By Jeff Andrew Lule
The Ministry of Internal Affairs department of Prevention of Trafficking in Persons together with the anti-human trafficking detectives at the Criminal Investigations Directorate are investigating the Alliance In Motion Global (AIM) Uganda Limited, a food supplement company, over alleged fraud, extortion, and human trafficking.
According to the ministry, the company which deals in food supplements has been luring young people aged between 17-25 years, promising them fake jobs in Arua district.
It is alleged that 500 youths were lured into the fake job promises, and were made to pay sh1.2million.
The deputy national coordinator of prevention of trafficking in persons, Agnes Igoye told journalists during the Monday joint security briefing at the police headquarters in Naguru, a Kampala suburb, that the company has been asking their unsuspecting victims to pay sh1.2m for their registration and accommodation.
“AIM is are continuously recruiting (I remember sometime talking about the issues of Arua) girls and boys; and they are disguising themselves as a company that sells supplements, and they are cleared by the National Drug Authority (NDA),” she observed.
The victims are mainly recruited from the districts of Acholi, Teso, and Lango sub-regions.
Charged sh1.2m
Igoye noted that all those recruited were asked to pay sh1,250,000 each, for registration, laptop, training, rent, and administration.
“Once they reach Arua, it is when they realize the jobs are not there. They are now given receipts claiming the money they paid, was used to buy food supplements. That’s how the food supplements are supposed to be hawked around,” she noted.
On top of that, the recruits are also required to recruit more than two others also required to pay sh1.2m.
“Once they recruit those two, it is when they are paid sh260000. We have about 10 victims who have reported. They are students from different districts including Kitgum, Lamwo, Soroti, Masindi, Pader, and Omoro,” she noted.
Igoye said the company has office in Arua, Gulu, Lira, Soroti, Mbale and their main offices in Kampala.
She noted that the victims in Arua were over 500.
she noted that two of the AIM staff in Arua identified as Rose Arinaitwe and Boaz Yesiga were arrested and remanded to Arua Regional Prison.
Challenging the charge
“The two are being charged with obtaining money by false pretense, which we are challenging because this is clearly a case of human trafficking,” she explained.
Adding that; “When you recruit…because these people were not told that when you reach Arua you will be given these food supplements, then you start hawking. So, when you go and recruit and even tell people to pay, and later bring them, you are already using deceit recruiting them without giving them jobs that you promise”.

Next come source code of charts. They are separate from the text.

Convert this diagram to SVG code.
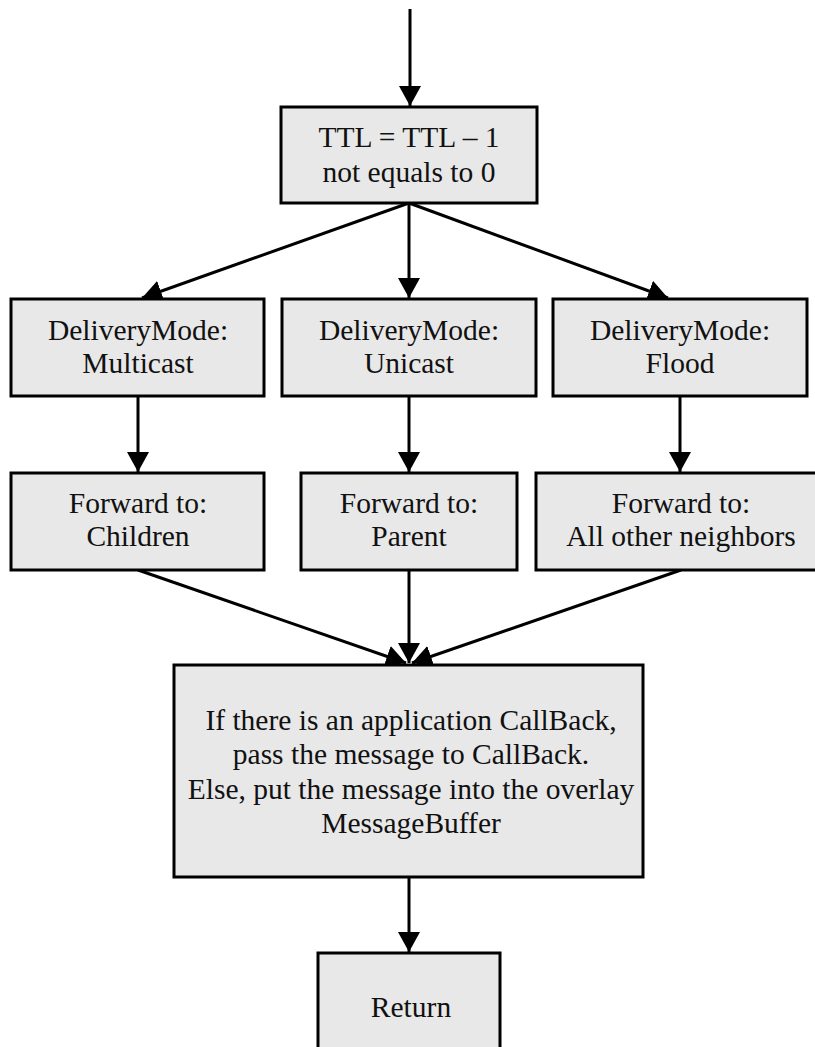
<svg xmlns="http://www.w3.org/2000/svg" width="815" height="1047" viewBox="0 0 815 1047">
  <style>
    .box { fill: #e8e8e8; stroke: #000; stroke-width: 3; }
    .lbl { font-family: "Liberation Serif", "Times New Roman", serif; font-size: 29.5px; fill: #111; text-anchor: middle; }
    .edge { stroke: #000; stroke-width: 3; fill: none; marker-end: url(#arrow); }
  </style>
  <defs>
    <marker id="arrow" viewBox="0 0 20 22" refX="20" refY="11" markerWidth="20" markerHeight="22" markerUnits="userSpaceOnUse" orient="auto">
      <path d="M0,0 L20,11 L0,22 Z" fill="#000"/>
    </marker>
  </defs>

  <rect width="815" height="1047" fill="#fff"/>

  <!-- connectors -->
  <g id="connectors">
    <line class="edge" x1="410" y1="9" x2="410" y2="106"/>
    <line class="edge" x1="409" y1="203" x2="142" y2="298"/>
    <line class="edge" x1="409" y1="203" x2="409" y2="298"/>
    <line class="edge" x1="409" y1="203" x2="668" y2="298"/>
    <line class="edge" x1="138" y1="396" x2="138" y2="472"/>
    <line class="edge" x1="409" y1="396" x2="409" y2="472"/>
    <line class="edge" x1="680" y1="396" x2="680" y2="472"/>
    <line class="edge" x1="138" y1="570" x2="406" y2="663"/>
    <line class="edge" x1="409" y1="570" x2="409" y2="663"/>
    <line class="edge" x1="681" y1="570" x2="412" y2="663"/>
    <line class="edge" x1="409" y1="877" x2="409" y2="952"/>
  </g>

  <!-- nodes -->
  <g id="ttl">
    <rect class="box" x="281" y="107" width="256" height="96"/>
    <text class="lbl" x="409" y="147">TTL = TTL – 1</text>
    <text class="lbl" x="409" y="182">not equals to 0</text>
  </g>

  <g id="mode-multicast">
    <rect class="box" x="11" y="299" width="253" height="97"/>
    <text class="lbl" x="138" y="340">DeliveryMode:</text>
    <text class="lbl" x="138" y="373">Multicast</text>
  </g>

  <g id="mode-unicast">
    <rect class="box" x="282" y="299" width="254" height="97"/>
    <text class="lbl" x="409" y="340">DeliveryMode:</text>
    <text class="lbl" x="409" y="373">Unicast</text>
  </g>

  <g id="mode-flood">
    <rect class="box" x="553" y="299" width="254" height="97"/>
    <text class="lbl" x="680" y="340">DeliveryMode:</text>
    <text class="lbl" x="680" y="373">Flood</text>
  </g>

  <g id="fwd-children">
    <rect class="box" x="11" y="473" width="253" height="97"/>
    <text class="lbl" x="138" y="513">Forward to:</text>
    <text class="lbl" x="138" y="546">Children</text>
  </g>

  <g id="fwd-parent">
    <rect class="box" x="301" y="473" width="216" height="97"/>
    <text class="lbl" x="409" y="513">Forward to:</text>
    <text class="lbl" x="409" y="546">Parent</text>
  </g>

  <g id="fwd-neighbors">
    <rect class="box" x="536" y="473" width="290" height="97"/>
    <text class="lbl" x="681" y="513">Forward to:</text>
    <text class="lbl" x="681" y="546">All other neighbors</text>
  </g>

  <g id="deliver">
    <rect class="box" x="174" y="665" width="469" height="212"/>
    <text class="lbl" x="411" y="730">If there is an application CallBack,</text>
    <text class="lbl" x="411" y="764">pass the message to CallBack.</text>
    <text class="lbl" x="411" y="799">Else, put the message into the overlay</text>
    <text class="lbl" x="411" y="833">MessageBuffer</text>
  </g>

  <g id="return">
    <rect class="box" x="318" y="953" width="182" height="110"/>
    <text class="lbl" x="411" y="1017">Return</text>
  </g>
</svg>
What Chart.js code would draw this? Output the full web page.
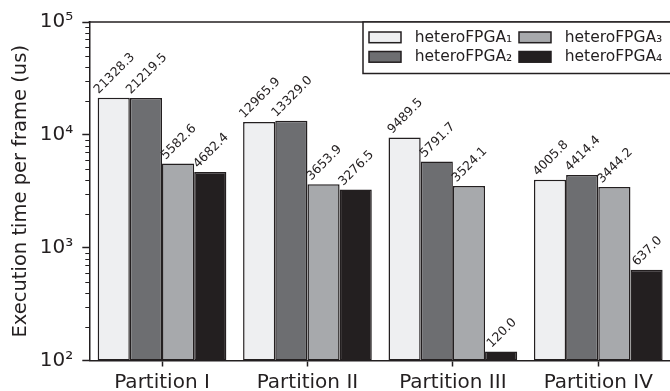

Igoye says these kinds of cases continue to escalate. “I know there are some people who say they have benefited from AIM. If you have benefited and have not been recruited for those purposes; well-there are victims of trafficking who have been recruited and it is widespread.
I have been to Busia, Mbale, and everywhere, and it is getting out of hand. This organization AIM is really recruiting young people from school, from different areas, and exploiting them; and that is human trafficking, as per the prevention of trafficking in person act,” she noted.